All’interno di questa fascia, peraltro, è stata prevista la sanzione pecuniaria fino a cinquecento quote per quei delitti puniti con una pena superiore nel massimo a tre anni di reclusione ma che non oltrepassa tendenzialmente i cinque anni e che sono sprovvisti di un significativo minimo edittale (si pensi, ad esempio, ai reati puniti con la reclusione da uno a cinque anni).
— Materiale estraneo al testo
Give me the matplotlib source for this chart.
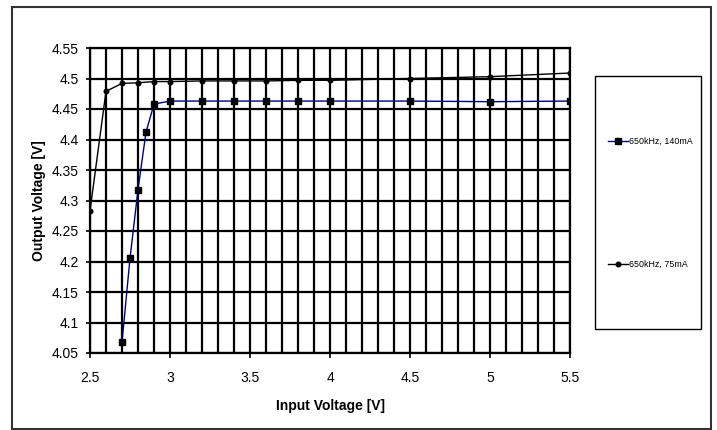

L’attenuazione è parsa opportuna proprio in considerazione dell’esistenza di minimi edittali non particolarmente gravi, che permettono, così, di prevedere sanzioni pecuniarie più lievi.

La terza fascia comprende i reati puniti con la reclusione da quattro-cinque nel minimo e superiore a dieci anni nel massimo, in relazione ai quali l’ente soggiace alla sanzione pecuniaria da trecento a ottocento quote, che ben riflette la gravità degli illeciti.

Quanto, infine, alle sanzioni interdittive, la loro previsione è stata calibrata sul tipo di reato da cui dipende l’illecito amministrativo dell’ente.

Così, per quanto concerne i reati di indebita percezione di erogazioni e di truffa in danno dello Stato, di cui all’articolo 24 dello schema, risulteranno applicabili, sempre che ricorrano le condizioni di cui all’articolo 13, soltanto le sanzioni interdittive dell’incapacità di contrattare con la pubblica amministrazione, l’esclusione da agevolazioni, finanziamenti o l’eventuale revoca di quelli già percepiti e il divieto di pubblicizzare beni o servizi.

Nel caso in cui l’illecito dell’ente dipenda dalla consumazione dei reati di concussione e corruzione (v. articolo 25), il giudice, una volta accertata la sussistenza dei requisiti di cui all’articolo 13, applicherà una o più delle sanzioni interdittive previste dall’articolo 9, comma 2. La maggiore gravità di tali reati rende inevitabile la scelta di ricorrere all’intero ventaglio sanzionatorio, fatta eccezione per le meno gravi ipotesi di corruzione “impropria”, per le quali non sono applicabili sanzioni interdittive (v. articolo 25, comma 1 e 5).”